In proof that we have correctly represented Missouri’s position in saying that God foreordained the plan of redemption through Christ in view of sin, we quote from Dr. A. L. Graebner’s “Doctrinal Theology,” page 43, under the locus, “Decree of Redemption:”

“The decree of redemption is an eternal act of God, whereby He graciously, and with divine wisdom, purposed to work, in the fullness of time, through the Son made manifest in the flesh, a redemption of mankind, and to prepare a way of salvation for the whole human race, whose fall He had foreseen, but not decreed.”
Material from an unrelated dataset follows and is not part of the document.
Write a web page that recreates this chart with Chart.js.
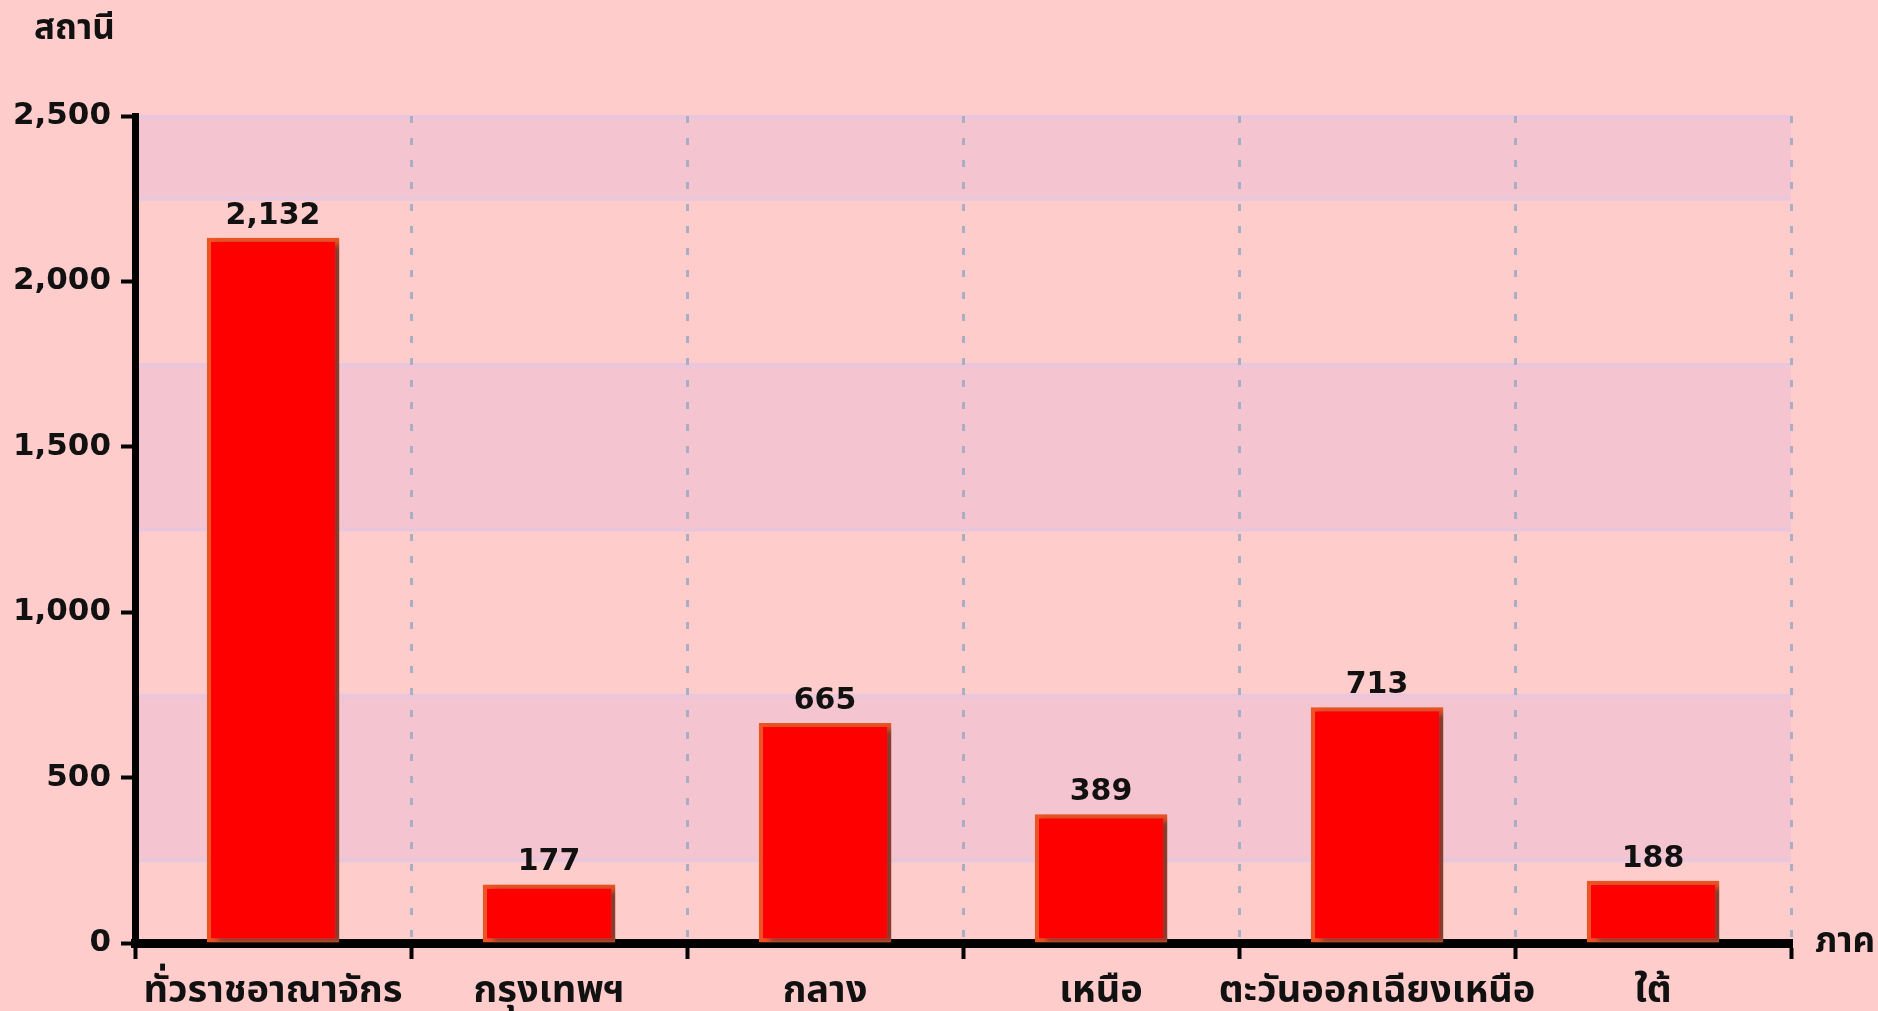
<!DOCTYPE html>
<html>
<head>
<meta charset="utf-8">
<script src="https://cdn.jsdelivr.net/npm/chart.js@4.4.1/dist/chart.umd.min.js"></script>
<style>
  html, body { margin: 0; padding: 0; background: #ffcccc; }
  #wrap { width: 1878px; height: 1011px; }
</style>
</head>
<body>
<div id="wrap"><canvas id="chart" width="1878" height="1011"></canvas></div>
<script>
  // data
  var categories = ['ทั่วราชอาณาจักร', 'กรุงเทพฯ', 'กลาง', 'เหนือ', 'ตะวันออกเฉียงเหนือ', 'ใต้'];
  var stations = [2132, 177, 665, 389, 713, 188];
  var yTicks = [0, 500, 1000, 1500, 2000, 2500];
  var bandFrom = [250, 1250, 2250];
  var bandTo = [750, 1750, 2500];
  var yTitle = 'สถานี';
  var xTitle = 'ภาค';

  var FONT = "'DejaVu Sans', Tahoma, 'Noto Sans Thai', sans-serif";
  var numberFormat = new Intl.NumberFormat('en-US');

  var decorPlugin = {
    id: 'decor',
    beforeDraw: function (chart) {
      var ctx = chart.ctx;
      var area = chart.chartArea;
      var y = chart.scales.y;
      ctx.save();
      ctx.fillStyle = '#ffcccc';
      ctx.fillRect(0, 0, chart.width, chart.height);
      for (var i = 0; i < bandFrom.length; i++) {
        var top = y.getPixelForValue(bandTo[i]);
        var bot = y.getPixelForValue(bandFrom[i]);
        ctx.fillStyle = '#f4c5d1';
        ctx.fillRect(area.left, top, area.right - area.left, bot - top);
        ctx.fillStyle = '#e8c6dc';
        ctx.fillRect(area.left, top - 1, area.right - area.left, 4);
        ctx.fillRect(area.left, bot - 2, area.right - area.left, 4);
      }
      ctx.restore();
    },
    beforeDatasetsDraw: function (chart) {
      var ctx = chart.ctx;
      ctx.save();
      ctx.shadowColor = 'rgba(80, 50, 50, 0.7)';
      ctx.shadowOffsetX = 7;
      ctx.shadowOffsetY = 3;
      ctx.shadowBlur = 6;
    },
    afterDatasetsDraw: function (chart) {
      var ctx = chart.ctx;
      ctx.restore();
      var meta = chart.getDatasetMeta(0);
      ctx.save();
      ctx.fillStyle = '#111';
      ctx.font = 'bold 30px ' + FONT;
      ctx.textAlign = 'center';
      ctx.textBaseline = 'alphabetic';
      meta.data.forEach(function (bar, i) {
        ctx.fillText(numberFormat.format(stations[i]), bar.x, bar.y - 14);
      });
      ctx.restore();
    },
    afterDraw: function (chart) {
      var ctx = chart.ctx;
      var area = chart.chartArea;
      ctx.save();
      ctx.fillStyle = '#111';
      ctx.font = 'bold 35px ' + FONT;
      ctx.textBaseline = 'middle';
      ctx.textAlign = 'left';
      ctx.fillText(yTitle, 34, 30);
      ctx.fillText(xTitle, area.right + 24, area.bottom);
      ctx.restore();
    }
  };

  new Chart(document.getElementById('chart'), {
    type: 'bar',
    data: {
      labels: categories,
      datasets: [{
        data: stations,
        backgroundColor: '#ff0000',
        borderColor: '#ec5420',
        borderWidth: 4,
        borderSkipped: false,
        barPercentage: 0.48,
        categoryPercentage: 1
      }]
    },
    options: {
      responsive: false,
      animation: false,
      devicePixelRatio: 1,
      layout: { padding: { top: 116, right: 87, left: 0, bottom: 0 } },
      plugins: {
        legend: { display: false },
        tooltip: { enabled: false }
      },
      scales: {
        x: {
          afterFit: function (scale) { scale.height = 68; },
          grid: {
            offset: true,
            color: '#a9aec4',
            lineWidth: 3,
            tickColor: '#000',
            tickWidth: 4,
            tickLength: 16,
            tickBorderDash: []
          },
          border: { display: true, color: '#000', width: 9, dash: [7, 15] },
          ticks: {
            color: '#111',
            padding: 10,
            maxRotation: 0,
            autoSkip: false,
            font: { family: FONT, size: 38, weight: 'bold' }
          }
        },
        y: {
          min: 0,
          max: 2500,
          afterFit: function (scale) { scale.width = 135; },
          afterBuildTicks: function (scale) {
            scale.ticks = yTicks.map(function (v) { return { value: v }; });
          },
          grid: {
            drawOnChartArea: false,
            tickColor: '#000',
            tickWidth: 4,
            tickLength: 14
          },
          border: { display: true, color: '#000', width: 7 },
          ticks: {
            color: '#111',
            padding: 10,
            font: { family: FONT, size: 31, weight: 'bold' },
            callback: function (v) { return numberFormat.format(v); }
          }
        }
      }
    },
    plugins: [decorPlugin]
  });
</script>
</body>
</html>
What could be more lucidly stated than that? So, since God foreknew the fall of man, and, in view of it, foreordained a plan of redemption. He must have fore- ordained all the articulations and movements of that plan; therefore He could also foresee the faith and per- severance of the elect, and choose them in view of their acceptance of His mercy. The weakness of the above definition by Dr. Graebner is, it fails to say how God eternally purposed to save men — namely, through faith. We regret to say that faith is not even mentioned. Does not this fact prove our earlier contention — that the predestinarians always make election, instead of justification by faith, the ruling doctrine? Is it not a peculiar over- sight that an elaborate definition of “the decree of redemption” should ignore faith, which is included in the “gospel in nuce,” as Luther called John 3:16?

Dr. Pieper is so jealous of his favorite doctrine that he will not admit for a moment that faith might have been antecedent to election. That view, he thinks, would dishonor God. Yet, if he insists on speaking of eternal things in the terms of time, he must admit that the fall of man into sin was antecedent to the foreordination of the whole gracious plan of redemption. If the one does not detract from God’s glory, neither does the other. But the very fact that he will not permit faith to precede election proves what we have said before — that election, not justifying faith, is the regnant doctrine in his theological system.